• EXERCISE PROMPT: Restate the listing below word for word, omitting any images.

• INFORMATION SHOWN:
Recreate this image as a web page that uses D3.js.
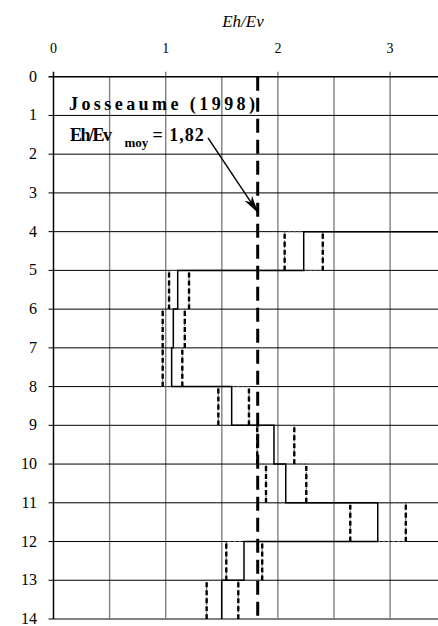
<!DOCTYPE html>
<html>
<head>
<meta charset="utf-8">
<script src="https://cdn.jsdelivr.net/npm/d3@7"></script>
<style>
  body { margin: 0; background: #fff; }
</style>
</head>
<body>
<div id="chart"></div>
<script>
// Profondeurs des limites de couches (m)
const depths = [0, 4, 5, 6, 7, 8, 9, 10, 11, 12, 13, 14];
// Eh/Ev par couche : moyenne et bornes (la première couche sort du graphique)
const ratioMean = [4.6, 2.23, 1.107, 1.068, 1.053, 1.588, 1.965, 2.07, 2.89, 1.698, 1.499];
const ratioLow  = [4.3, 2.06, 1.03, 0.973, 0.973, 1.469, 1.816, 1.894, 2.645, 1.54, 1.365];
const ratioHigh = [4.9, 2.40, 1.208, 1.17, 1.148, 1.742, 2.146, 2.253, 3.14, 1.86, 1.647];
const meanRatio = 1.82;
const xTicks = [0, 1, 2, 3];
const xGrid = [0.5, 1, 1.5, 2, 2.5, 3];
const yTicks = d3.range(0, 15);
// flèche : du texte vers la ligne moyenne
const arrowFrom = [1.377, 1.58];
const arrowTo = [1.82, 3.5];

const width = 438, height = 626;
const serif = "'Liberation Serif', 'DejaVu Serif', 'Times New Roman', serif";
const svg = d3.select('#chart').append('svg')
  .attr('width', width)
  .attr('height', height)
  .style('display', 'block')
  .attr('font-family', serif);

const x = d3.scaleLinear().domain([0, 3.5]).range([53.5, 446.2]);
const y = d3.scaleLinear().domain([0, 14]).range([76.7, 619]);

// grille verticale (grise)
svg.append('g').selectAll('line')
  .data(xGrid)
  .enter().append('line')
  .attr('x1', d => x(d)).attr('x2', d => x(d))
  .attr('y1', d => Number.isInteger(d) ? y(0) - 5 : y(0))
  .attr('y2', y(14))
  .attr('stroke', '#808080')
  .attr('stroke-width', 1.4);

// grille horizontale
svg.append('g').selectAll('line')
  .data(yTicks.filter(d => d < 14))
  .enter().append('line')
  .attr('x1', x(0) - 5).attr('x2', width)
  .attr('y1', d => y(d)).attr('y2', d => y(d))
  .attr('stroke', '#000')
  .attr('stroke-width', d => d === 0 ? 1.5 : 1);

// ligne du bas
svg.append('line')
  .attr('x1', x(0)).attr('x2', width)
  .attr('y1', y(14)).attr('y2', y(14))
  .attr('stroke', '#808080').attr('stroke-width', 2);
svg.append('line')
  .attr('x1', x(0) - 5).attr('x2', x(0))
  .attr('y1', y(14)).attr('y2', y(14))
  .attr('stroke', '#000').attr('stroke-width', 1);

// axe de gauche
svg.append('line')
  .attr('x1', x(0)).attr('x2', x(0))
  .attr('y1', y(0) - 5).attr('y2', y(14))
  .attr('stroke', '#000').attr('stroke-width', 1.5);

// étiquettes
svg.append('g').selectAll('text')
  .data(xTicks)
  .enter().append('text')
  .attr('x', d => x(d)).attr('y', 53)
  .attr('text-anchor', 'middle')
  .attr('font-size', '14px')
  .text(d => d);

svg.append('g').selectAll('text')
  .data(yTicks)
  .enter().append('text')
  .attr('x', 37).attr('y', d => y(d) + 5)
  .attr('text-anchor', 'end')
  .attr('font-size', '16px')
  .text(d => d);

svg.append('text')
  .attr('x', 243).attr('y', 27)
  .attr('text-anchor', 'middle')
  .attr('font-size', '17px')
  .attr('font-style', 'italic')
  .text('Eh/Ev');

// courbes en escalier
svg.append('clipPath').attr('id', 'plot')
  .append('rect')
  .attr('x', x(0)).attr('y', y(0))
  .attr('width', width - x(0)).attr('height', y(14) - y(0));

function steps(vals) {
  const pts = [];
  vals.forEach((v, i) => {
    pts.push([v, depths[i]]);
    pts.push([v, depths[i + 1]]);
  });
  return pts;
}
const line = d3.line().x(d => x(d[0])).y(d => y(d[1]));
const plot = svg.append('g').attr('clip-path', 'url(#plot)');

// bornes : traits fins pour les paliers, pointillés épais pour les verticales
[ratioLow, ratioHigh].forEach(vals => {
  plot.append('path')
    .attr('d', line(steps(vals)))
    .attr('fill', 'none')
    .attr('stroke', '#555')
    .attr('stroke-width', 1)
    .attr('stroke-dasharray', '3,2');
  plot.append('g').selectAll('line')
    .data(vals)
    .enter().append('line')
    .attr('x1', d => x(d)).attr('x2', d => x(d))
    .attr('y1', (d, i) => y(depths[i]) + 2)
    .attr('y2', (d, i) => y(depths[i + 1]))
    .attr('stroke', '#000')
    .attr('stroke-width', 2.4)
    .attr('stroke-dasharray', '5,3');
});

plot.append('path')
  .attr('d', line(steps(ratioMean)))
  .attr('fill', 'none')
  .attr('stroke', '#000')
  .attr('stroke-width', 1.5);

// moyenne
svg.append('line')
  .attr('x1', x(meanRatio)).attr('x2', x(meanRatio))
  .attr('y1', y(0)).attr('y2', y(14))
  .attr('stroke', '#000')
  .attr('stroke-width', 3)
  .attr('stroke-dasharray', '14,7');

// annotation
svg.append('text')
  .attr('x', 69).attr('y', 110)
  .attr('font-size', '18px')
  .attr('font-weight', 'bold')
  .attr('textLength', 186)
  .attr('lengthAdjust', 'spacing')
  .text('Josseaume  (1998)');

const t = svg.append('text')
  .attr('x', 70).attr('y', 141)
  .attr('font-size', '18px')
  .attr('font-weight', 'bold');
t.append('tspan').attr('letter-spacing', '-1.5').text('Eh/Ev');
t.append('tspan').attr('font-size', '13px').attr('dx', 14).attr('dy', 6).text('moy');
t.append('tspan').attr('dx', 4).attr('dy', -6).attr('letter-spacing', '1').text('= 1,82');

svg.append('defs').append('marker')
  .attr('id', 'arrow')
  .attr('viewBox', '0 -5 18 10')
  .attr('refX', 17).attr('refY', 0)
  .attr('markerWidth', 18).attr('markerHeight', 10)
  .attr('markerUnits', 'userSpaceOnUse')
  .attr('orient', 'auto')
  .append('path')
  .attr('d', 'M0,-4.5L18,0L0,4.5L5,0Z')
  .attr('fill', '#000');

svg.append('line')
  .attr('x1', x(arrowFrom[0])).attr('y1', y(arrowFrom[1]))
  .attr('x2', x(arrowTo[0])).attr('y2', y(arrowTo[1]))
  .attr('stroke', '#000')
  .attr('stroke-width', 1.5)
  .attr('marker-end', 'url(#arrow)');
</script>
</body>
</html>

• OUTPUT FOR THIS EXERCISE:
Recreate this image as a web page that uses D3.js.
<!DOCTYPE html>
<html>
<head>
<meta charset="utf-8">
<script src="https://cdn.jsdelivr.net/npm/d3@7"></script>
<style>
  body { margin: 0; background: #fff; }
</style>
</head>
<body>
<div id="chart"></div>
<script>
// Profondeurs des limites de couches (m)
const depths = [0, 4, 5, 6, 7, 8, 9, 10, 11, 12, 13, 14];
// Eh/Ev par couche : moyenne et bornes (la première couche sort du graphique)
const ratioMean = [4.6, 2.23, 1.107, 1.068, 1.053, 1.588, 1.965, 2.07, 2.89, 1.698, 1.499];
const ratioLow  = [4.3, 2.06, 1.03, 0.973, 0.973, 1.469, 1.816, 1.894, 2.645, 1.54, 1.365];
const ratioHigh = [4.9, 2.40, 1.208, 1.17, 1.148, 1.742, 2.146, 2.253, 3.14, 1.86, 1.647];
const meanRatio = 1.82;
const xTicks = [0, 1, 2, 3];
const xGrid = [0.5, 1, 1.5, 2, 2.5, 3];
const yTicks = d3.range(0, 15);
// flèche : du texte vers la ligne moyenne
const arrowFrom = [1.377, 1.58];
const arrowTo = [1.82, 3.5];

const width = 438, height = 626;
const serif = "'Liberation Serif', 'DejaVu Serif', 'Times New Roman', serif";
const svg = d3.select('#chart').append('svg')
  .attr('width', width)
  .attr('height', height)
  .style('display', 'block')
  .attr('font-family', serif);

const x = d3.scaleLinear().domain([0, 3.5]).range([53.5, 446.2]);
const y = d3.scaleLinear().domain([0, 14]).range([76.7, 619]);

// grille verticale (grise)
svg.append('g').selectAll('line')
  .data(xGrid)
  .enter().append('line')
  .attr('x1', d => x(d)).attr('x2', d => x(d))
  .attr('y1', d => Number.isInteger(d) ? y(0) - 5 : y(0))
  .attr('y2', y(14))
  .attr('stroke', '#808080')
  .attr('stroke-width', 1.4);

// grille horizontale
svg.append('g').selectAll('line')
  .data(yTicks.filter(d => d < 14))
  .enter().append('line')
  .attr('x1', x(0) - 5).attr('x2', width)
  .attr('y1', d => y(d)).attr('y2', d => y(d))
  .attr('stroke', '#000')
  .attr('stroke-width', d => d === 0 ? 1.5 : 1);

// ligne du bas
svg.append('line')
  .attr('x1', x(0)).attr('x2', width)
  .attr('y1', y(14)).attr('y2', y(14))
  .attr('stroke', '#808080').attr('stroke-width', 2);
svg.append('line')
  .attr('x1', x(0) - 5).attr('x2', x(0))
  .attr('y1', y(14)).attr('y2', y(14))
  .attr('stroke', '#000').attr('stroke-width', 1);

// axe de gauche
svg.append('line')
  .attr('x1', x(0)).attr('x2', x(0))
  .attr('y1', y(0) - 5).attr('y2', y(14))
  .attr('stroke', '#000').attr('stroke-width', 1.5);

// étiquettes
svg.append('g').selectAll('text')
  .data(xTicks)
  .enter().append('text')
  .attr('x', d => x(d)).attr('y', 53)
  .attr('text-anchor', 'middle')
  .attr('font-size', '14px')
  .text(d => d);

svg.append('g').selectAll('text')
  .data(yTicks)
  .enter().append('text')
  .attr('x', 37).attr('y', d => y(d) + 5)
  .attr('text-anchor', 'end')
  .attr('font-size', '16px')
  .text(d => d);

svg.append('text')
  .attr('x', 243).attr('y', 27)
  .attr('text-anchor', 'middle')
  .attr('font-size', '17px')
  .attr('font-style', 'italic')
  .text('Eh/Ev');

// courbes en escalier
svg.append('clipPath').attr('id', 'plot')
  .append('rect')
  .attr('x', x(0)).attr('y', y(0))
  .attr('width', width - x(0)).attr('height', y(14) - y(0));

function steps(vals) {
  const pts = [];
  vals.forEach((v, i) => {
    pts.push([v, depths[i]]);
    pts.push([v, depths[i + 1]]);
  });
  return pts;
}
const line = d3.line().x(d => x(d[0])).y(d => y(d[1]));
const plot = svg.append('g').attr('clip-path', 'url(#plot)');

// bornes : traits fins pour les paliers, pointillés épais pour les verticales
[ratioLow, ratioHigh].forEach(vals => {
  plot.append('path')
    .attr('d', line(steps(vals)))
    .attr('fill', 'none')
    .attr('stroke', '#555')
    .attr('stroke-width', 1)
    .attr('stroke-dasharray', '3,2');
  plot.append('g').selectAll('line')
    .data(vals)
    .enter().append('line')
    .attr('x1', d => x(d)).attr('x2', d => x(d))
    .attr('y1', (d, i) => y(depths[i]) + 2)
    .attr('y2', (d, i) => y(depths[i + 1]))
    .attr('stroke', '#000')
    .attr('stroke-width', 2.4)
    .attr('stroke-dasharray', '5,3');
});

plot.append('path')
  .attr('d', line(steps(ratioMean)))
  .attr('fill', 'none')
  .attr('stroke', '#000')
  .attr('stroke-width', 1.5);

// moyenne
svg.append('line')
  .attr('x1', x(meanRatio)).attr('x2', x(meanRatio))
  .attr('y1', y(0)).attr('y2', y(14))
  .attr('stroke', '#000')
  .attr('stroke-width', 3)
  .attr('stroke-dasharray', '14,7');

// annotation
svg.append('text')
  .attr('x', 69).attr('y', 110)
  .attr('font-size', '18px')
  .attr('font-weight', 'bold')
  .attr('textLength', 186)
  .attr('lengthAdjust', 'spacing')
  .text('Josseaume  (1998)');

const t = svg.append('text')
  .attr('x', 70).attr('y', 141)
  .attr('font-size', '18px')
  .attr('font-weight', 'bold');
t.append('tspan').attr('letter-spacing', '-1.5').text('Eh/Ev');
t.append('tspan').attr('font-size', '13px').attr('dx', 14).attr('dy', 6).text('moy');
t.append('tspan').attr('dx', 4).attr('dy', -6).attr('letter-spacing', '1').text('= 1,82');

svg.append('defs').append('marker')
  .attr('id', 'arrow')
  .attr('viewBox', '0 -5 18 10')
  .attr('refX', 17).attr('refY', 0)
  .attr('markerWidth', 18).attr('markerHeight', 10)
  .attr('markerUnits', 'userSpaceOnUse')
  .attr('orient', 'auto')
  .append('path')
  .attr('d', 'M0,-4.5L18,0L0,4.5L5,0Z')
  .attr('fill', '#000');

svg.append('line')
  .attr('x1', x(arrowFrom[0])).attr('y1', y(arrowFrom[1]))
  .attr('x2', x(arrowTo[0])).attr('y2', y(arrowTo[1]))
  .attr('stroke', '#000')
  .attr('stroke-width', 1.5)
  .attr('marker-end', 'url(#arrow)');
</script>
</body>
</html>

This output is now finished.